- **GOAL OF THE EXERCISE**:
All lines in the records below from the line with "Reproduce this chart" through the line with "YAxis, CartesianGrid, LabelList" are to be given again exactly, both ends included; the pictures are to be left out.

- **GIVEN ENTRIES**:
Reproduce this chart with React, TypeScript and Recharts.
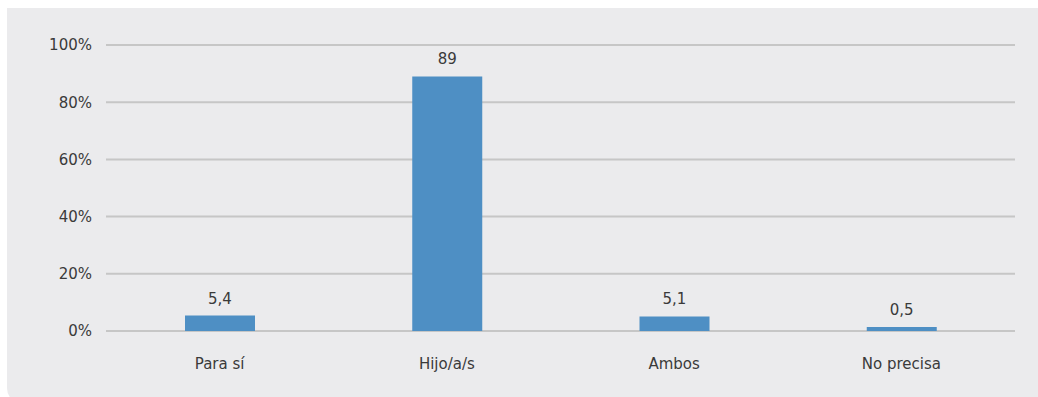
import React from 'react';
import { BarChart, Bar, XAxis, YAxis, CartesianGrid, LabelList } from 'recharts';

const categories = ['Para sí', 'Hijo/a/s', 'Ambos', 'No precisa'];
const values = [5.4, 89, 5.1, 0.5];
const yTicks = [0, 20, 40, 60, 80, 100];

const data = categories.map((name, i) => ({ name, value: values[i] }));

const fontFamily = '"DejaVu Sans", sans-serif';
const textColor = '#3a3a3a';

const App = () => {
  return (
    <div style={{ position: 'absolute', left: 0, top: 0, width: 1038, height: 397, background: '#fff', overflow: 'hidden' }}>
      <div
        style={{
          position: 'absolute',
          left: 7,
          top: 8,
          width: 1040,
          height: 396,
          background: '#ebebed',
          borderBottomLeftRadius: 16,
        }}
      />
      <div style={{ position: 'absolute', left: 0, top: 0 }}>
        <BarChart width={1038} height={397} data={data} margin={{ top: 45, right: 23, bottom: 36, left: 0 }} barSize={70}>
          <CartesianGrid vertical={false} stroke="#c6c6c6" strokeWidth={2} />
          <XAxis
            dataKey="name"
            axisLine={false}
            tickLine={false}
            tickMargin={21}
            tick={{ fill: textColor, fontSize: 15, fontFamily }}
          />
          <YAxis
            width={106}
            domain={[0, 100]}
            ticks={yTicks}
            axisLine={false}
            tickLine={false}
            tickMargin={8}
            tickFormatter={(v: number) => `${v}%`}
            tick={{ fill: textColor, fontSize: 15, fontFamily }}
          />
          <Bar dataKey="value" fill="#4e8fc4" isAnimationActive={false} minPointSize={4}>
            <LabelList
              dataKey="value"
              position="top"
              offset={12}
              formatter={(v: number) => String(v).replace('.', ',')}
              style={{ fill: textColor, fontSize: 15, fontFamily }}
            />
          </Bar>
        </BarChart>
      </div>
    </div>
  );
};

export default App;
---
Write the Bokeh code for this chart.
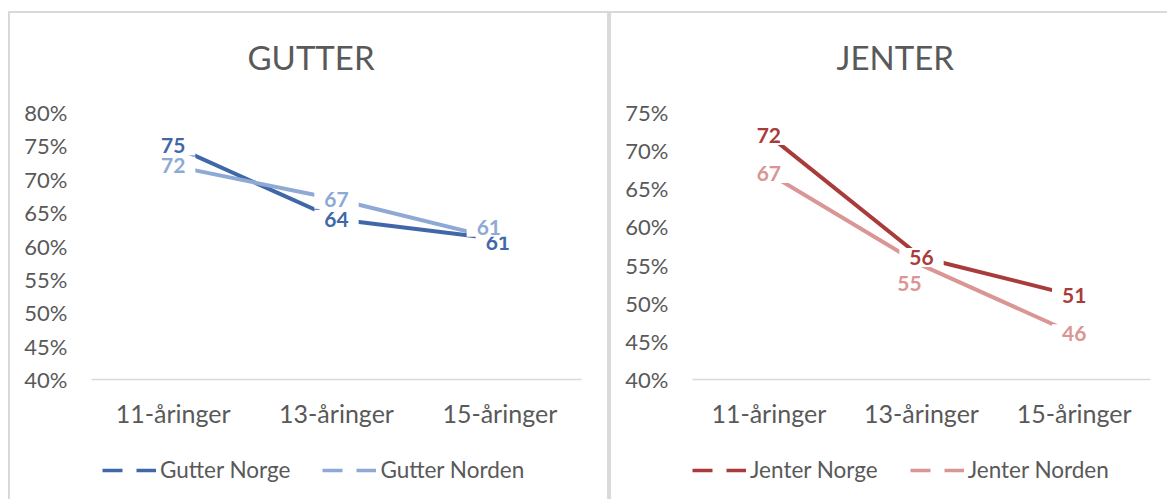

- **SOLUTION**:
Reproduce this chart with React, TypeScript and Recharts.
import React from 'react';
import { BarChart, Bar, XAxis, YAxis, CartesianGrid, LabelList } from 'recharts';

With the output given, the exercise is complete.